Stated goal = In the material below, find every line with "matplotlib" and pull it out.

* START Dataset excerpt *

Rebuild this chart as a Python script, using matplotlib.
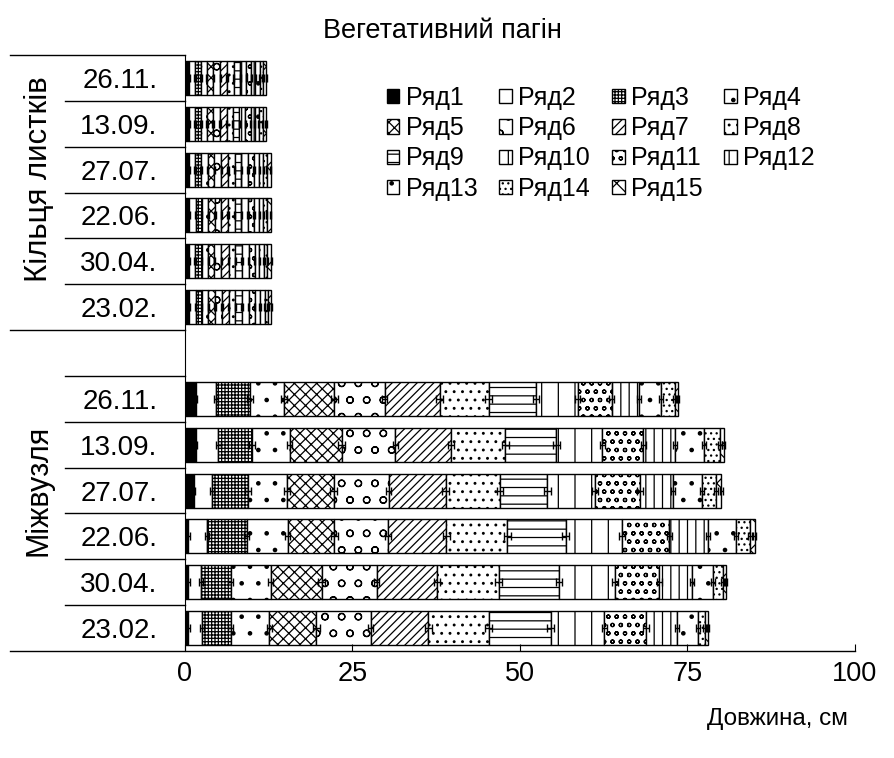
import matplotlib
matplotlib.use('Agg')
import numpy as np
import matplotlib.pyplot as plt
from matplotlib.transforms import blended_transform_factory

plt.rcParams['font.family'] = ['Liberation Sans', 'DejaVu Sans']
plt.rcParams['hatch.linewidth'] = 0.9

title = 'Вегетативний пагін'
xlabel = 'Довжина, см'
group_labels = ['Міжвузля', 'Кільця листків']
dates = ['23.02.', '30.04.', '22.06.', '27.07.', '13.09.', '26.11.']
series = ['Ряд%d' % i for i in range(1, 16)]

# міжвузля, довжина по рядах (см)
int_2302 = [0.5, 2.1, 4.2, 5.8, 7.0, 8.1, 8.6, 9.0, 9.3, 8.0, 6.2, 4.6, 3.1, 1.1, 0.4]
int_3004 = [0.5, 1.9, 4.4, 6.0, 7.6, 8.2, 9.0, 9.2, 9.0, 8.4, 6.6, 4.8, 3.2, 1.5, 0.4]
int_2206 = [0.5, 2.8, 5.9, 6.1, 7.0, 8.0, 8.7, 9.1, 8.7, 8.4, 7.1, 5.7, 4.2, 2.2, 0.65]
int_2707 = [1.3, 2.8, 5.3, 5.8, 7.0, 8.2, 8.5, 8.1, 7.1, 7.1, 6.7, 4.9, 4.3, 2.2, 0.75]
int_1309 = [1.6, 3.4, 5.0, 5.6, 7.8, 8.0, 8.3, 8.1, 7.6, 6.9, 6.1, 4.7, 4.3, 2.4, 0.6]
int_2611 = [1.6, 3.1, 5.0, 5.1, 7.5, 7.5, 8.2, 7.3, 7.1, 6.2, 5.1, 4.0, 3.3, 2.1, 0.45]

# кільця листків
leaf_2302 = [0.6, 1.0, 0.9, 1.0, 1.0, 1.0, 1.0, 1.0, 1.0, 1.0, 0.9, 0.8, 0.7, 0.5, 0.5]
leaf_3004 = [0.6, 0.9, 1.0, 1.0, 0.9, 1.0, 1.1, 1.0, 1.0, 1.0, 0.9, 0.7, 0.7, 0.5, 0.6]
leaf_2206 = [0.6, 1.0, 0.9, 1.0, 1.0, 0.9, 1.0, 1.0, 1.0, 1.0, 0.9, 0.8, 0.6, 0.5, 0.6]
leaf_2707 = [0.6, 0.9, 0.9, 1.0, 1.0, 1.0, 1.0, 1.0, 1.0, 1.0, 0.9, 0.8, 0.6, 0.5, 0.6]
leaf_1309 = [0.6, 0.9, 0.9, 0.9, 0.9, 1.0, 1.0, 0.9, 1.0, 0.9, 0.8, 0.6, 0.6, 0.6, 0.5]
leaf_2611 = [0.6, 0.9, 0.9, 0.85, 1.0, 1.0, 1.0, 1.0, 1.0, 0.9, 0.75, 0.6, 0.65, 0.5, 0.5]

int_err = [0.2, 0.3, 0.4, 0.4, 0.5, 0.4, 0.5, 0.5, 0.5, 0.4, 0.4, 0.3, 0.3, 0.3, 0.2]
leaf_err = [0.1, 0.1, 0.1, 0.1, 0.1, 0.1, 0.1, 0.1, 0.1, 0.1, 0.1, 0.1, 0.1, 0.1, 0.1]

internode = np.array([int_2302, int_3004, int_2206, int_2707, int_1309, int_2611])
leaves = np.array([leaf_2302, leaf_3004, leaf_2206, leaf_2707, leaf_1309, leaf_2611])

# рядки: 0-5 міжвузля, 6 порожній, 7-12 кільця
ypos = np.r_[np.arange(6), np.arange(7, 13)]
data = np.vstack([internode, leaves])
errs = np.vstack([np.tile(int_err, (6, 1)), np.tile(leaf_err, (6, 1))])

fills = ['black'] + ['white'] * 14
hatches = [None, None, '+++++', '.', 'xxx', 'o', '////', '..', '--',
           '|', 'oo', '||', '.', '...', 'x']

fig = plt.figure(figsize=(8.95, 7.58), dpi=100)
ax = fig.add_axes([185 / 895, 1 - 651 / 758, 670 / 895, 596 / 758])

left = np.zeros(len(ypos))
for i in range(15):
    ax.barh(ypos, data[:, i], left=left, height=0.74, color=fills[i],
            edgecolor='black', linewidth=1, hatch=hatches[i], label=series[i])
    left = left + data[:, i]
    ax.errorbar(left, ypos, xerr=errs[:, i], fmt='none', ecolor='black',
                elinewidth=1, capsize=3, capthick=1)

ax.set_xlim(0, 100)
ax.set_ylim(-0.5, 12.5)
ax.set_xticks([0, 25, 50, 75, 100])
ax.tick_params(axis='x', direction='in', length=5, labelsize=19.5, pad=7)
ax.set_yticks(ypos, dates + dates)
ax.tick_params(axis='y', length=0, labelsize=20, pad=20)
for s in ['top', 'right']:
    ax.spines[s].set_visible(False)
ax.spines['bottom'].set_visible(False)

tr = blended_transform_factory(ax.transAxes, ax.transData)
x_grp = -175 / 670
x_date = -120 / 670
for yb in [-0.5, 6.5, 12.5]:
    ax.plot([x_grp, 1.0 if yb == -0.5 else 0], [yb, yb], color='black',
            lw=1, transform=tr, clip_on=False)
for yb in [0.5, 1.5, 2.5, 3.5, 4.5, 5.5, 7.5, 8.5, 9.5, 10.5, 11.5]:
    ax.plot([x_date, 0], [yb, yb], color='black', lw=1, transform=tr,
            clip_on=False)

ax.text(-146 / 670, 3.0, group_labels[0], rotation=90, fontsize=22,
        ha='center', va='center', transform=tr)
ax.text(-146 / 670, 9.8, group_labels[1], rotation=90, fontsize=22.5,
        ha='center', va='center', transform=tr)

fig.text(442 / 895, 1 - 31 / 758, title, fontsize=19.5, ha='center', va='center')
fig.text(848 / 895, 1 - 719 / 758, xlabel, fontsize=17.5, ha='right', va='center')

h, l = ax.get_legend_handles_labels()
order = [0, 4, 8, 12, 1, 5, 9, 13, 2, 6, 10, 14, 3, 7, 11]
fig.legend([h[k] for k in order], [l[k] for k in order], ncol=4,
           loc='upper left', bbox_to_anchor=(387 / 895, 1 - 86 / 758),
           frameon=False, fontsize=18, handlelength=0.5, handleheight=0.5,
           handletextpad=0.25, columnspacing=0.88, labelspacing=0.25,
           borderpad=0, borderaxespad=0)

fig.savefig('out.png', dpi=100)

* END Dataset excerpt *

Correct result =
Rebuild this chart as a Python script, using matplotlib.
import matplotlib
matplotlib.use('Agg')
import matplotlib.pyplot as plt
from matplotlib.transforms import blended_transform_factory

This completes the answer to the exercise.